=== Dataset excerpts ===

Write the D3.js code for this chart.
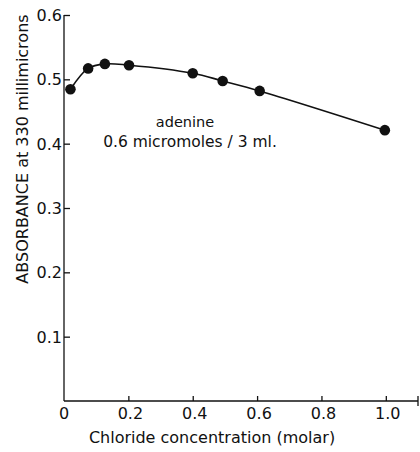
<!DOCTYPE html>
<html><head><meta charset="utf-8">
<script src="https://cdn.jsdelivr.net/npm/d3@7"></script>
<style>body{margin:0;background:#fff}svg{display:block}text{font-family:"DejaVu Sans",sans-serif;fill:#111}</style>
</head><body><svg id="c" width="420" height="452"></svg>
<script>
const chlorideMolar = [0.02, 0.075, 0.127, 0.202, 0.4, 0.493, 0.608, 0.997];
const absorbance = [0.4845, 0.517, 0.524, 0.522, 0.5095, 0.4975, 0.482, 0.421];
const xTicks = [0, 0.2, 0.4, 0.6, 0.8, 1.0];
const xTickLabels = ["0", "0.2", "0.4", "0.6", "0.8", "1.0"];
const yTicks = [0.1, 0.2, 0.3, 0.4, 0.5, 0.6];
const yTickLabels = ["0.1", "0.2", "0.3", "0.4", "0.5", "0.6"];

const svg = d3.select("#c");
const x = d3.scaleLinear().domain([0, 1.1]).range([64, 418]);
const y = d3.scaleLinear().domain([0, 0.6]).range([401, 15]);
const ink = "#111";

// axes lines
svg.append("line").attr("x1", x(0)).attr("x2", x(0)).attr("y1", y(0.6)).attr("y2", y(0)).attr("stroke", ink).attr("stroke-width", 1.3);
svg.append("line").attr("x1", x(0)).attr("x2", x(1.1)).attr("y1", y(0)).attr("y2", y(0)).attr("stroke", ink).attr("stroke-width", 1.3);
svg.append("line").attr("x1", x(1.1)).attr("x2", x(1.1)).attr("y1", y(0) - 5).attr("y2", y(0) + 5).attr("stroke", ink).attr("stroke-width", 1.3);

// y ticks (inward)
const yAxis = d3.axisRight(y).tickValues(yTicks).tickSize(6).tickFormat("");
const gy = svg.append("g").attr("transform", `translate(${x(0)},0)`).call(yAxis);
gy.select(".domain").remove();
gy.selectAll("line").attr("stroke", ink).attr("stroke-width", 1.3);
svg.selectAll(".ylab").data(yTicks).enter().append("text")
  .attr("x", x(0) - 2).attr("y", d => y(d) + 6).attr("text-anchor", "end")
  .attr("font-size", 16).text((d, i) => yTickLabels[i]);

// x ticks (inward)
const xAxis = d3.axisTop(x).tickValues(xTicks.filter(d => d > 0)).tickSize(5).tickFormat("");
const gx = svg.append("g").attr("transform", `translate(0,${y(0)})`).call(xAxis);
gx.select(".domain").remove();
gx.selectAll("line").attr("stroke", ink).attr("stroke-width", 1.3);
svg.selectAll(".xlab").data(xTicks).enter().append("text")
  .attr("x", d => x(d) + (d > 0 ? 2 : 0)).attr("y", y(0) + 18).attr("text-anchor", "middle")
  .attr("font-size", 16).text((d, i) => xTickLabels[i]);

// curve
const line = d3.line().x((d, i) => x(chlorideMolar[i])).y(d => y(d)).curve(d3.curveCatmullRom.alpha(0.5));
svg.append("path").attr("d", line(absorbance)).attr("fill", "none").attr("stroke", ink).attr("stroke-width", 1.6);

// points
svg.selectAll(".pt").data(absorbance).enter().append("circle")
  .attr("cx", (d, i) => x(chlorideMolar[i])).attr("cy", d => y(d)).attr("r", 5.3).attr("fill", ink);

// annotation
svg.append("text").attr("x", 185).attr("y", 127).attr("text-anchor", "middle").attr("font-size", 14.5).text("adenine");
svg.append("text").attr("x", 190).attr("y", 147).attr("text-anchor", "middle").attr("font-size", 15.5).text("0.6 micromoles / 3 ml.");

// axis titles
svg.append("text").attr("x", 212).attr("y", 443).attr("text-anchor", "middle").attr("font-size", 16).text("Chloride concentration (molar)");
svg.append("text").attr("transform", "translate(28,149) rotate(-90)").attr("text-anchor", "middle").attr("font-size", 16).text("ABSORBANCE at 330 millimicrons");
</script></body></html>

===
=== Dataset excerpts ===

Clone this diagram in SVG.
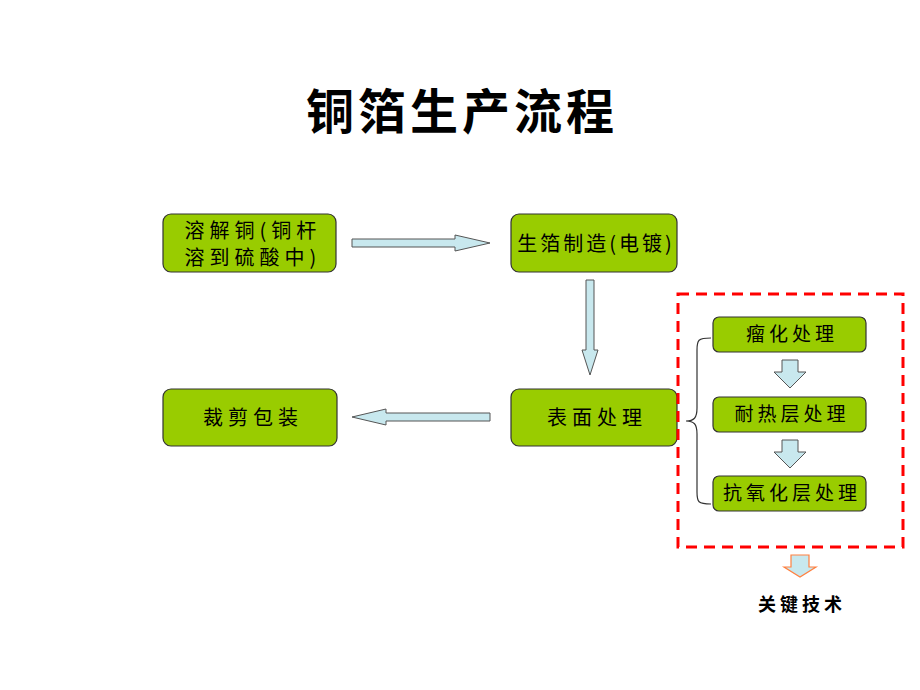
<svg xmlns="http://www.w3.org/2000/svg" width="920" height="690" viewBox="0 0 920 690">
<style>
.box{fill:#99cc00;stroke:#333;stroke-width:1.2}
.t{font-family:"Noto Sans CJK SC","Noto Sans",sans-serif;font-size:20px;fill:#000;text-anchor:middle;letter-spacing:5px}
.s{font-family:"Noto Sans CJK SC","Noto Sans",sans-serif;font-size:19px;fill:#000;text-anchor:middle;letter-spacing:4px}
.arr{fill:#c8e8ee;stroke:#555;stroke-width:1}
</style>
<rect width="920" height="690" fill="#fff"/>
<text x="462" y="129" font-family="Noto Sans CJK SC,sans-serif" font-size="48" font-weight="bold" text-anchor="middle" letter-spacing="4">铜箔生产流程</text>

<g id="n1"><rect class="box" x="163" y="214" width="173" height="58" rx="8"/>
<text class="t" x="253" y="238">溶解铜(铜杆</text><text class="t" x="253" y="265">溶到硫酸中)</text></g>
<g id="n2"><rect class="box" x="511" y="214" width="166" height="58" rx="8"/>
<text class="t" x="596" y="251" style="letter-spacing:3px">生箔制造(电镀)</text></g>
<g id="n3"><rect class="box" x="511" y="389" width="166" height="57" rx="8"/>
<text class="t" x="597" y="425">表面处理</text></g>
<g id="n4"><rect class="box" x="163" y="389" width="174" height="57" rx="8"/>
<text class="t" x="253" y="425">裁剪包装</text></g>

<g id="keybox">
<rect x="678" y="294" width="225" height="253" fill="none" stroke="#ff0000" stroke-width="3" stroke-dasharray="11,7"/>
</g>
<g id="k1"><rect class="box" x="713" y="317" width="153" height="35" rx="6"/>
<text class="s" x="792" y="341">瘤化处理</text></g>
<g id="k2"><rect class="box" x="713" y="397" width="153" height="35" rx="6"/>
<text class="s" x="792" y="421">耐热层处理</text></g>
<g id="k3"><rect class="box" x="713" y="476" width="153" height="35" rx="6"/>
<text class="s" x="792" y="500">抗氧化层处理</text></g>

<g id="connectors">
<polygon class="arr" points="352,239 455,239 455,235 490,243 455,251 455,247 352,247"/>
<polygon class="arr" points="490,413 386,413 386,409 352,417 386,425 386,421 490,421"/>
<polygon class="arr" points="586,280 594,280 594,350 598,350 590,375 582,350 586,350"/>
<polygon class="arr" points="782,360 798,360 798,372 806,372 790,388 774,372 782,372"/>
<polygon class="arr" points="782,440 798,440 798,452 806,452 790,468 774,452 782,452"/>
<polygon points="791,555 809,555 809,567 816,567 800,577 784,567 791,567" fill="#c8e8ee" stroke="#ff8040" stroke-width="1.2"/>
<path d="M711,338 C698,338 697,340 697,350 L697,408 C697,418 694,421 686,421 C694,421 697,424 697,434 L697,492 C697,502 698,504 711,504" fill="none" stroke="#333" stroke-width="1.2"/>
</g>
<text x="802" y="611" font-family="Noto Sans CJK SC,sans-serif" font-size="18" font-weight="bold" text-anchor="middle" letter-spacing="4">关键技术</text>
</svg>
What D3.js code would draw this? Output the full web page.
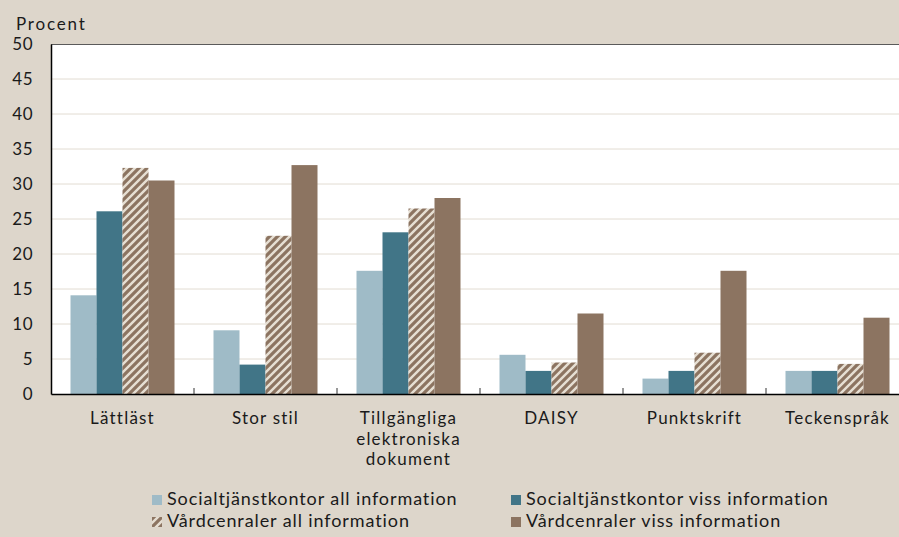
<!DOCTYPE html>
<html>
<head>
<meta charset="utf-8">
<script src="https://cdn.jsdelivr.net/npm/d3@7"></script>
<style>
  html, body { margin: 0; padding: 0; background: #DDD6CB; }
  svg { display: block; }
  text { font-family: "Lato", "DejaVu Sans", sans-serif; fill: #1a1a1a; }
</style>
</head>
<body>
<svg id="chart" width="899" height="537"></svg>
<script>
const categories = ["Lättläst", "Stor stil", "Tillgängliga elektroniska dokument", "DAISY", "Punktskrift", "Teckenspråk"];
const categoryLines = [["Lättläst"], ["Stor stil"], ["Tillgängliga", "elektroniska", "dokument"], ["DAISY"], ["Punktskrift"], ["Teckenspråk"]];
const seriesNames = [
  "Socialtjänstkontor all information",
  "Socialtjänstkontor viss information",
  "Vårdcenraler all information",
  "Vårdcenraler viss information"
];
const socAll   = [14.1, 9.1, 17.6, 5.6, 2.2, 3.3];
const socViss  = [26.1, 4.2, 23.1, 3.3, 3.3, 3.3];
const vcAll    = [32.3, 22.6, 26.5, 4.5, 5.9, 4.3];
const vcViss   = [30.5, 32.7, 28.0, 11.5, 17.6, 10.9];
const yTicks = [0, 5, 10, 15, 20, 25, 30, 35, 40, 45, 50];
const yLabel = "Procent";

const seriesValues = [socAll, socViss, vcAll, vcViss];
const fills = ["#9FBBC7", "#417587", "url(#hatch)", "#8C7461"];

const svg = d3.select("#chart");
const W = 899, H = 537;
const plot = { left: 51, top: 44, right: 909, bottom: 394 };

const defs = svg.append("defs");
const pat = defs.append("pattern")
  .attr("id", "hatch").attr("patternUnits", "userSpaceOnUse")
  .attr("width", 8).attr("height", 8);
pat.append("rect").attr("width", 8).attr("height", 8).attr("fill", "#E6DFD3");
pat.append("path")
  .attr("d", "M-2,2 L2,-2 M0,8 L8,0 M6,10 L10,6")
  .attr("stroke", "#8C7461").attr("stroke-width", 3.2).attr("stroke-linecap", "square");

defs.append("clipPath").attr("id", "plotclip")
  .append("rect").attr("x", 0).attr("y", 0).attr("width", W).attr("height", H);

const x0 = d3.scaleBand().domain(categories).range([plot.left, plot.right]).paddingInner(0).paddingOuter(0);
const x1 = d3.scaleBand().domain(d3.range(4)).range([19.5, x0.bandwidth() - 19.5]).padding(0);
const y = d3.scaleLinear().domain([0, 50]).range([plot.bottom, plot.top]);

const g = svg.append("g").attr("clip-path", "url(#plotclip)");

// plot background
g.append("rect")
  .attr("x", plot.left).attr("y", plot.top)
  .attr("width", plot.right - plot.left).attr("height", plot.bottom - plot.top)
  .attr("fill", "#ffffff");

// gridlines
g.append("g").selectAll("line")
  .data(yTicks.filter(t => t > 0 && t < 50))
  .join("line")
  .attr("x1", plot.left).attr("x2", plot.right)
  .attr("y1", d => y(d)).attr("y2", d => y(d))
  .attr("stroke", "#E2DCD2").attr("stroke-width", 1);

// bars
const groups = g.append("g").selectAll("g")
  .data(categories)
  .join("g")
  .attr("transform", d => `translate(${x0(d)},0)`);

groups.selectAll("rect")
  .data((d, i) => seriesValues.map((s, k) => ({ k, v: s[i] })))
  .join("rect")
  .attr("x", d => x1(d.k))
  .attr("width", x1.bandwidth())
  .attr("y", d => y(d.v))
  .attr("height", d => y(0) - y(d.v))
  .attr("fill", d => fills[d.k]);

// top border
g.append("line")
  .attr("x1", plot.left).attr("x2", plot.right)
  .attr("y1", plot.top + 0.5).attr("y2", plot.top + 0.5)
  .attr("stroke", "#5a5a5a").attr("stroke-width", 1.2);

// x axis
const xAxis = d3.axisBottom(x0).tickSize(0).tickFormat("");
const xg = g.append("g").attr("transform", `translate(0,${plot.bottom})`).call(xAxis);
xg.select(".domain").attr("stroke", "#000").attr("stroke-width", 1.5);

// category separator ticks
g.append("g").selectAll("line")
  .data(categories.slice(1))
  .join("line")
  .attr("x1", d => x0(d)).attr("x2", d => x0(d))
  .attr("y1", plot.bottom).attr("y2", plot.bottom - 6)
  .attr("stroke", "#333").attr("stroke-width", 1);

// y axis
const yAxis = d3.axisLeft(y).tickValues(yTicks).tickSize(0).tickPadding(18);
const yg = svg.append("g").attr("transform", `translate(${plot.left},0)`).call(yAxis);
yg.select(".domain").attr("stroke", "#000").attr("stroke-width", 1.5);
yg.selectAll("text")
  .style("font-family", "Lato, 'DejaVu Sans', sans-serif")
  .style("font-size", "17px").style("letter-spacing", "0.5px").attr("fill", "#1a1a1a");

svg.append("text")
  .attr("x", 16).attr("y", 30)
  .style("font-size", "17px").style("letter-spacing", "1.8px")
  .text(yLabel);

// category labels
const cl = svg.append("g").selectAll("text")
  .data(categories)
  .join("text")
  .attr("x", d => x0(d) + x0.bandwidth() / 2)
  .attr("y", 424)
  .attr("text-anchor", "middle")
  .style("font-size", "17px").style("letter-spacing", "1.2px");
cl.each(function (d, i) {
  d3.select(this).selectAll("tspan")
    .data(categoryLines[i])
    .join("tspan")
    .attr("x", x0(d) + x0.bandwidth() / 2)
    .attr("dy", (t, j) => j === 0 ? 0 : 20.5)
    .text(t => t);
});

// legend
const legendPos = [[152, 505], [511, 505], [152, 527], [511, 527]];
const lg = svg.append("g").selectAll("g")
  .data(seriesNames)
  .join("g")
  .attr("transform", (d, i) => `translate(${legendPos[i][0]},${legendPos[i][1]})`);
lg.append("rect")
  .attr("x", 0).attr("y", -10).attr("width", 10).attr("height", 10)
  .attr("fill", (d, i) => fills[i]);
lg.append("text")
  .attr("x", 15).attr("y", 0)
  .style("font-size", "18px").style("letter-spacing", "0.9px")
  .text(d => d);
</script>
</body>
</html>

===

> **What is asked**: Give back only the lines from the one holding "What D3.js code" through the one holding "909, bottom: 394", both kept, exactly as written. Omit the images.

> **Task result**:
What D3.js code would draw this? Output the full web page.
<!DOCTYPE html>
<html>
<head>
<meta charset="utf-8">
<script src="https://cdn.jsdelivr.net/npm/d3@7"></script>
<style>
  html, body { margin: 0; padding: 0; background: #DDD6CB; }
  svg { display: block; }
  text { font-family: "Lato", "DejaVu Sans", sans-serif; fill: #1a1a1a; }
</style>
</head>
<body>
<svg id="chart" width="899" height="537"></svg>
<script>
const categories = ["Lättläst", "Stor stil", "Tillgängliga elektroniska dokument", "DAISY", "Punktskrift", "Teckenspråk"];
const categoryLines = [["Lättläst"], ["Stor stil"], ["Tillgängliga", "elektroniska", "dokument"], ["DAISY"], ["Punktskrift"], ["Teckenspråk"]];
const seriesNames = [
  "Socialtjänstkontor all information",
  "Socialtjänstkontor viss information",
  "Vårdcenraler all information",
  "Vårdcenraler viss information"
];
const socAll   = [14.1, 9.1, 17.6, 5.6, 2.2, 3.3];
const socViss  = [26.1, 4.2, 23.1, 3.3, 3.3, 3.3];
const vcAll    = [32.3, 22.6, 26.5, 4.5, 5.9, 4.3];
const vcViss   = [30.5, 32.7, 28.0, 11.5, 17.6, 10.9];
const yTicks = [0, 5, 10, 15, 20, 25, 30, 35, 40, 45, 50];
const yLabel = "Procent";

const seriesValues = [socAll, socViss, vcAll, vcViss];
const fills = ["#9FBBC7", "#417587", "url(#hatch)", "#8C7461"];

const svg = d3.select("#chart");
const W = 899, H = 537;
const plot = { left: 51, top: 44, right: 909, bottom: 394 };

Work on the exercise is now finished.